**Entries provided**
---

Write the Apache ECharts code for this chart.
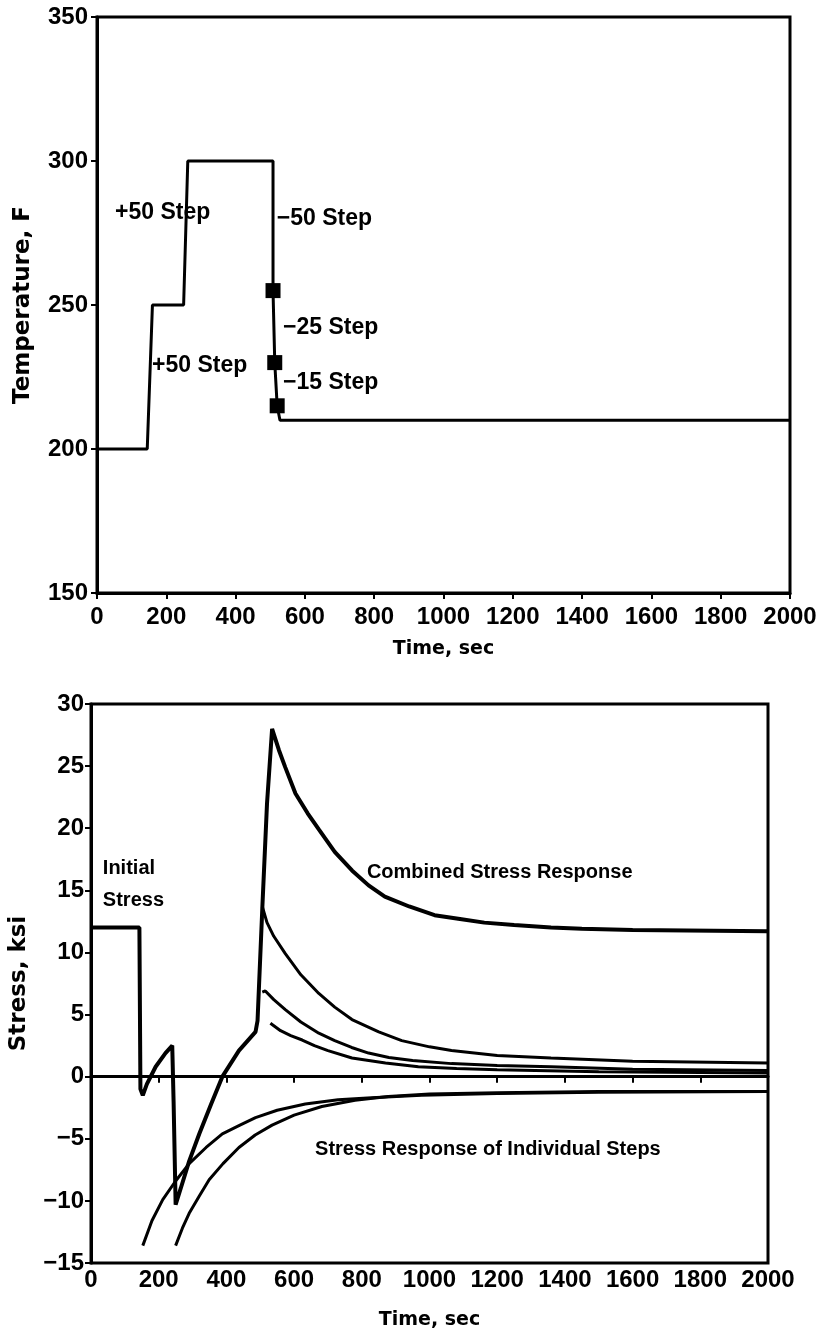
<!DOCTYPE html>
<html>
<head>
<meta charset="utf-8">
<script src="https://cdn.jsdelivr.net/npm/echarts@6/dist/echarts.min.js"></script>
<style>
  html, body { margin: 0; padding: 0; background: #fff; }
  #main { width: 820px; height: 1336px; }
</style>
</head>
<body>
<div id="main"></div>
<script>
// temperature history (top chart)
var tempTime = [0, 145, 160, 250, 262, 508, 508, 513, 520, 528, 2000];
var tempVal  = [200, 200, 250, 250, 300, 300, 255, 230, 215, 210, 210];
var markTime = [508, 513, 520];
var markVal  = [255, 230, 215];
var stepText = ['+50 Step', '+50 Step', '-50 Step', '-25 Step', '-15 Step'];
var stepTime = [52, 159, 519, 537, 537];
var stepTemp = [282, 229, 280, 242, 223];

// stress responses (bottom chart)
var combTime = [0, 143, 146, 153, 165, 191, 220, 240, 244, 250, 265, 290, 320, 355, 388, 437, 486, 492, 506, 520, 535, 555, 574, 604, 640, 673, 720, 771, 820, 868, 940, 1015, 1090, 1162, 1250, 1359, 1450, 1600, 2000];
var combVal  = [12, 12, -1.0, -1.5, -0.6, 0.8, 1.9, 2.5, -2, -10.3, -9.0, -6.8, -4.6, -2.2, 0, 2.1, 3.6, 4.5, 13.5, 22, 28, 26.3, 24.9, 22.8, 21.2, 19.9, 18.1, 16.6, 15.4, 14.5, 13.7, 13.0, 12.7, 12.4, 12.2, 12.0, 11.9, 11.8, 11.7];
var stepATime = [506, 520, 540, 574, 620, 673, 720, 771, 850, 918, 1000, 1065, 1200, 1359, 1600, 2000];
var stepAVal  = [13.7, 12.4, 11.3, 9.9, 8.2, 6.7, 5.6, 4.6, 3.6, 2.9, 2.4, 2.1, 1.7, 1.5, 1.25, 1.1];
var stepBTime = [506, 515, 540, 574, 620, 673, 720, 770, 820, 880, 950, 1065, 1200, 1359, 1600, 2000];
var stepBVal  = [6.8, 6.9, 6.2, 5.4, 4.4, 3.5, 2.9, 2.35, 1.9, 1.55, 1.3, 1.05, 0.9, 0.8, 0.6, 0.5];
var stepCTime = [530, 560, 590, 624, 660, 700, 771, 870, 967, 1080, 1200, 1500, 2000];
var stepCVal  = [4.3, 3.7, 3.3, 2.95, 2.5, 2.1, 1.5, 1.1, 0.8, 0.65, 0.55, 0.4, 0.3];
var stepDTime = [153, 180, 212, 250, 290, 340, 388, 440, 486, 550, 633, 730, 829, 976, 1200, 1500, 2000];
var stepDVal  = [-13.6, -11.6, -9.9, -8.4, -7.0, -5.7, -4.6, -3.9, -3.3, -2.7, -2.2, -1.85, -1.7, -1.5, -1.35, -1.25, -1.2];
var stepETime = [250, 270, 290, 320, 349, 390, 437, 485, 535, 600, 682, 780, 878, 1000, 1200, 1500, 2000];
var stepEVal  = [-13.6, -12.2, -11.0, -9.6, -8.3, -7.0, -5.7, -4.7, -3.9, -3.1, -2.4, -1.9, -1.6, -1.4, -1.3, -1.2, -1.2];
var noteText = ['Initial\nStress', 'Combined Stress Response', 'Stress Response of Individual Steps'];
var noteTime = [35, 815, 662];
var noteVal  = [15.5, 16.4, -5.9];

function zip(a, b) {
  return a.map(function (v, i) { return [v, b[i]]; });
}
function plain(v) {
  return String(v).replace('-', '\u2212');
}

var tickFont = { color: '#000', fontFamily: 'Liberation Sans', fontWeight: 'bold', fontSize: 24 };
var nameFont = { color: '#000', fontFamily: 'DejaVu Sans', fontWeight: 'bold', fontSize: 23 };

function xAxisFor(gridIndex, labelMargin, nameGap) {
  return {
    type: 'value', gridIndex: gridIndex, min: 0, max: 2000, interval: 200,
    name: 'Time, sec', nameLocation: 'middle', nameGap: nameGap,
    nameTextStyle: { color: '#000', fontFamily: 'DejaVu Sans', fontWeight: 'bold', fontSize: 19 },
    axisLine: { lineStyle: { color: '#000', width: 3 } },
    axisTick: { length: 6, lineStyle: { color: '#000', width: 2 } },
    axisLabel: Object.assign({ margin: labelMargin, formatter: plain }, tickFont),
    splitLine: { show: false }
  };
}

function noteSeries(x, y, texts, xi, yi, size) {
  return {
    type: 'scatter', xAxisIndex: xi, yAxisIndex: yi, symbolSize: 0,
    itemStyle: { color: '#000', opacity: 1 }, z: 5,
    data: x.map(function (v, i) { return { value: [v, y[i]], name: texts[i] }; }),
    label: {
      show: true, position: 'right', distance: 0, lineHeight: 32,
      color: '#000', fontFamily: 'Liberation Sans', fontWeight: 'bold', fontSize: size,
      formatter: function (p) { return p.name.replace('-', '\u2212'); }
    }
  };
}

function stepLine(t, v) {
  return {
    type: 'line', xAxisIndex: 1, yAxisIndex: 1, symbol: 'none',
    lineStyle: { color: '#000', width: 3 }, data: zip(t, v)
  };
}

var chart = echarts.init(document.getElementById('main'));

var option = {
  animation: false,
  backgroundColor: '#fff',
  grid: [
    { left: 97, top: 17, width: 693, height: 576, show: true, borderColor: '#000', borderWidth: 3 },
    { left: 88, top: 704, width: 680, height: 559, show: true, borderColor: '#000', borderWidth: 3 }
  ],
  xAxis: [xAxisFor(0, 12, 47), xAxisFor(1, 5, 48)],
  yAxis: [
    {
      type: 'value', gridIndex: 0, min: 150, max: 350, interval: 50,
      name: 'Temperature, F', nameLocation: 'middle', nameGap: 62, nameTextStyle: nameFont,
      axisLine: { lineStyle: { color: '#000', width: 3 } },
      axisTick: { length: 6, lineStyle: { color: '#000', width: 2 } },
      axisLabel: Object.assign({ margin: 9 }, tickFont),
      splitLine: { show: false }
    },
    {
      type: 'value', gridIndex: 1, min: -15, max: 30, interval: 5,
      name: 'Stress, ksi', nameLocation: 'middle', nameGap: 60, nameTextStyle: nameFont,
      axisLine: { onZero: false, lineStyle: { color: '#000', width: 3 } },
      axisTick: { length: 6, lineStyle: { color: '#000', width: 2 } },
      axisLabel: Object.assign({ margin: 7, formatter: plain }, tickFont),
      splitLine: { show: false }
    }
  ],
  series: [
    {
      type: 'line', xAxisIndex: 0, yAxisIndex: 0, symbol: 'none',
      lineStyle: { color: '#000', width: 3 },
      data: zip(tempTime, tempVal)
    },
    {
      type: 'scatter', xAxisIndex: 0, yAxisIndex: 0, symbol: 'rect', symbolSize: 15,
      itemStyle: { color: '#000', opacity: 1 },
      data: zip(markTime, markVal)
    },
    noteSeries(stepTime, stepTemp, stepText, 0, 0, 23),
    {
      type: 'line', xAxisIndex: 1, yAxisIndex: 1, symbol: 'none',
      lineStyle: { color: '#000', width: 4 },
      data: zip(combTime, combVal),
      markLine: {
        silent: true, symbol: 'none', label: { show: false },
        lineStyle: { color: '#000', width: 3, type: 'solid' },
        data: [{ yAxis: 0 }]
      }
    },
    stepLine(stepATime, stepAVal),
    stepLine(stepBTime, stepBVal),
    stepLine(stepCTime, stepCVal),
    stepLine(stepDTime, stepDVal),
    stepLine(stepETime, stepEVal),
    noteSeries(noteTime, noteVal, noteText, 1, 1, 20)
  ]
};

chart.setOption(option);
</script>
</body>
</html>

---

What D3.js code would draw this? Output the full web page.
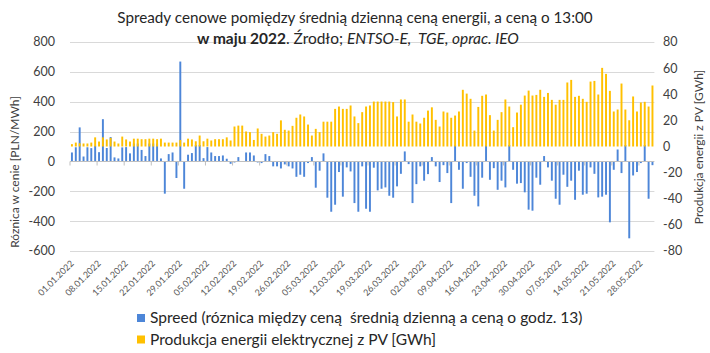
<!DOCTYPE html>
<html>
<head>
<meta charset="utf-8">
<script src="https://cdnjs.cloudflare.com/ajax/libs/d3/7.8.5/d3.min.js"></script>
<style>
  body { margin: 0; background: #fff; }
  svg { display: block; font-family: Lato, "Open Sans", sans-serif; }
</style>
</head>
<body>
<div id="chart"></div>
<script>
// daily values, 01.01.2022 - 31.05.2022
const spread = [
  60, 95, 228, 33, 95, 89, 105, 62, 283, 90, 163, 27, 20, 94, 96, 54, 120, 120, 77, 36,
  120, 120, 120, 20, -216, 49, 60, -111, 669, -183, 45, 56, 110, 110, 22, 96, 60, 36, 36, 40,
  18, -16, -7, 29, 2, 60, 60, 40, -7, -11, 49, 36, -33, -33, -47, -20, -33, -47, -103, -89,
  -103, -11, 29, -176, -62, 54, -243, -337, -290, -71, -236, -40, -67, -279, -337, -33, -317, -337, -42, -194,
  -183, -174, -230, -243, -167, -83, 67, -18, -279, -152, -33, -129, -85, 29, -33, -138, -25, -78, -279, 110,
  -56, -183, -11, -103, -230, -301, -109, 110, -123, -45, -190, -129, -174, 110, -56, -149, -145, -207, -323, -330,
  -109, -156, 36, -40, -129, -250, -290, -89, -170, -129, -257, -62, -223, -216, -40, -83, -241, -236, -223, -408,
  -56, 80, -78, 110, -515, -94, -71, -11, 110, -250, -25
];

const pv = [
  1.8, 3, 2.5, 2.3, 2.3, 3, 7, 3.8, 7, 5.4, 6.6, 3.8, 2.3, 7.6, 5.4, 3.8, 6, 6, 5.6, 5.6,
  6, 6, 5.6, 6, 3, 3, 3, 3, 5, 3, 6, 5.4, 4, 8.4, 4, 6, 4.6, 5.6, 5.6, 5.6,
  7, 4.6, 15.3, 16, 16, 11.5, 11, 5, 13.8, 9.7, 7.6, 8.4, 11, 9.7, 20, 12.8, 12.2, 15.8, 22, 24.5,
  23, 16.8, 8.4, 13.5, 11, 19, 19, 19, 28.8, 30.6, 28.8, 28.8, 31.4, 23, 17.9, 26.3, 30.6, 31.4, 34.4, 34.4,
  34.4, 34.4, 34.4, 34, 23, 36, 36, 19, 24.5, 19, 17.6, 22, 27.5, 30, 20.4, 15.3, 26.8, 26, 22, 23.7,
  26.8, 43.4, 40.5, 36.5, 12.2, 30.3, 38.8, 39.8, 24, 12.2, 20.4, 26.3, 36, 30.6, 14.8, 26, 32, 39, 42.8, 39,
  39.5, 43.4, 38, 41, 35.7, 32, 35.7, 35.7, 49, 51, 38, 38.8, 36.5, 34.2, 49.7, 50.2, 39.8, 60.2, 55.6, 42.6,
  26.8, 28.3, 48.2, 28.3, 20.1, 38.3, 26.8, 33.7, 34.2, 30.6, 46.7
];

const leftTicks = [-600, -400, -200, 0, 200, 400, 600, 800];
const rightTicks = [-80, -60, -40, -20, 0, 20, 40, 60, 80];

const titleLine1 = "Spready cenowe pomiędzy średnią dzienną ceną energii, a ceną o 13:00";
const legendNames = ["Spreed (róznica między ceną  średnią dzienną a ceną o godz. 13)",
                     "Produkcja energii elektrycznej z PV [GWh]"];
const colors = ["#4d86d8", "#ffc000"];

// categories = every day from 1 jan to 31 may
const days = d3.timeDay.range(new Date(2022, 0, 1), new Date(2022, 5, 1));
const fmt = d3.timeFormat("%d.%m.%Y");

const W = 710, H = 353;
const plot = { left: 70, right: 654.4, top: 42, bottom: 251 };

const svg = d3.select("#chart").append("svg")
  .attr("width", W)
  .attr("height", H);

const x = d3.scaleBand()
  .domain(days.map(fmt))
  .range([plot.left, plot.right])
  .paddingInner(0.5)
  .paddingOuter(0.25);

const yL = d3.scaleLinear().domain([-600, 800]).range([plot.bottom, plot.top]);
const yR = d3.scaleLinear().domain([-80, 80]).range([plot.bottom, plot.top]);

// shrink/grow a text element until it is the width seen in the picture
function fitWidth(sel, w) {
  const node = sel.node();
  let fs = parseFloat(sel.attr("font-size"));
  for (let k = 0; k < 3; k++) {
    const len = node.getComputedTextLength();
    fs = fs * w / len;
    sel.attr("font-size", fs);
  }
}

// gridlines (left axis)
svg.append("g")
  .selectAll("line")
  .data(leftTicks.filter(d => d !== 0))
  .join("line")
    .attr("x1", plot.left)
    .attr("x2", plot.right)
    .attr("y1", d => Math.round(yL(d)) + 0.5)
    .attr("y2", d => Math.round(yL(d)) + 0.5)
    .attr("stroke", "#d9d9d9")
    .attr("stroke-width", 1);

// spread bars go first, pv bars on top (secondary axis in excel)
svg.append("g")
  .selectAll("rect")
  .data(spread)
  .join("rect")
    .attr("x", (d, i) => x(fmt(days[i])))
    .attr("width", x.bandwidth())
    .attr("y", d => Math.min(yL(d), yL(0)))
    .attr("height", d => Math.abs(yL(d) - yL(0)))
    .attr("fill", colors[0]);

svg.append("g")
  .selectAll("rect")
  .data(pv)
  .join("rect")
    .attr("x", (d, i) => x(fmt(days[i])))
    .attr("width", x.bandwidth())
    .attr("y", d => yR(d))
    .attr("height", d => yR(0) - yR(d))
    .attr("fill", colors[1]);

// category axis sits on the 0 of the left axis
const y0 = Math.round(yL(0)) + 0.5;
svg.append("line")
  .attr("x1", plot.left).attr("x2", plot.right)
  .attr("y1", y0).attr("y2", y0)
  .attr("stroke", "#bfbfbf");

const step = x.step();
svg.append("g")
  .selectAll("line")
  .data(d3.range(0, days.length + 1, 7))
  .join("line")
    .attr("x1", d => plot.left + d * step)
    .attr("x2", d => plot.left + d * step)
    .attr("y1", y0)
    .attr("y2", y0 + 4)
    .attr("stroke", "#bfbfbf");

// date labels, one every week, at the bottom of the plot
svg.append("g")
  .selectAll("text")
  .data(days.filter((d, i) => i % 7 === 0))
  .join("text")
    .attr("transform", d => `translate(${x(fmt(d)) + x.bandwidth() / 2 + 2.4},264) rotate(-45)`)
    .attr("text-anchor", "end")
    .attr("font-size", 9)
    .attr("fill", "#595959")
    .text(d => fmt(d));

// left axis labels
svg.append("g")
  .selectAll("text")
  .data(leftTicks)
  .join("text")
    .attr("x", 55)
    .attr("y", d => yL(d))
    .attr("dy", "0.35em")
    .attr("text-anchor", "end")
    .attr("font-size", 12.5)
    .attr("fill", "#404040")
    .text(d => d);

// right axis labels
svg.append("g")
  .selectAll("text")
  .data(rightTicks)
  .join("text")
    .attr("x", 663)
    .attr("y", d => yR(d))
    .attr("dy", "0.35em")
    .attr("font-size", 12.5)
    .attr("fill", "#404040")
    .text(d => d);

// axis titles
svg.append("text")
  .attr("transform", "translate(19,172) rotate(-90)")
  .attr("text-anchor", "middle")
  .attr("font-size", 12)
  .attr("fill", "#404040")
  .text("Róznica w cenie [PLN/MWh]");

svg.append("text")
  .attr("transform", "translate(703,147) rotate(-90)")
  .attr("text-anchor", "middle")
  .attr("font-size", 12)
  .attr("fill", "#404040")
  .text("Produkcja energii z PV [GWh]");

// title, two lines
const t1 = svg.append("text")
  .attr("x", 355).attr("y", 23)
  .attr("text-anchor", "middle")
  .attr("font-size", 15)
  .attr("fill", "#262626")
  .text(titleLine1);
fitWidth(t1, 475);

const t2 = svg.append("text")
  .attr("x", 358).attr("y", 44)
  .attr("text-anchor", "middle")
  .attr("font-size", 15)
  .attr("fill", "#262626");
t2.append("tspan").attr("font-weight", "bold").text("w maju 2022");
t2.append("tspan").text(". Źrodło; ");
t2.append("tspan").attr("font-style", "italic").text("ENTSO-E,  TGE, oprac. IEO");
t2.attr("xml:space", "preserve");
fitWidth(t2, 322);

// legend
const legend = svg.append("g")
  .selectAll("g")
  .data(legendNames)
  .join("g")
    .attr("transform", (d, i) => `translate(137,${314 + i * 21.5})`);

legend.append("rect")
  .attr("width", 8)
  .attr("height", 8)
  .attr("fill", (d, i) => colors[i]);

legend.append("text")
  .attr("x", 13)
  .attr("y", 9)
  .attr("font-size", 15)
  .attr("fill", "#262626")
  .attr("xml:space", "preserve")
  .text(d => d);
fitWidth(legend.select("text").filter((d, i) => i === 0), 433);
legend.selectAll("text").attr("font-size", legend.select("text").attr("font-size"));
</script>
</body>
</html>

---

Keep to the lines between the line with "Write the Apache ECharts code for this chart." and the line with "var stepTemp = [282, 229, 280, 242, 223];", inclusive, and transcribe them without pictures.

**Result below**
Write the Apache ECharts code for this chart.
<!DOCTYPE html>
<html>
<head>
<meta charset="utf-8">
<script src="https://cdn.jsdelivr.net/npm/echarts@6/dist/echarts.min.js"></script>
<style>
  html, body { margin: 0; padding: 0; background: #fff; }
  #main { width: 820px; height: 1336px; }
</style>
</head>
<body>
<div id="main"></div>
<script>
// temperature history (top chart)
var tempTime = [0, 145, 160, 250, 262, 508, 508, 513, 520, 528, 2000];
var tempVal  = [200, 200, 250, 250, 300, 300, 255, 230, 215, 210, 210];
var markTime = [508, 513, 520];
var markVal  = [255, 230, 215];
var stepText = ['+50 Step', '+50 Step', '-50 Step', '-25 Step', '-15 Step'];
var stepTime = [52, 159, 519, 537, 537];
var stepTemp = [282, 229, 280, 242, 223];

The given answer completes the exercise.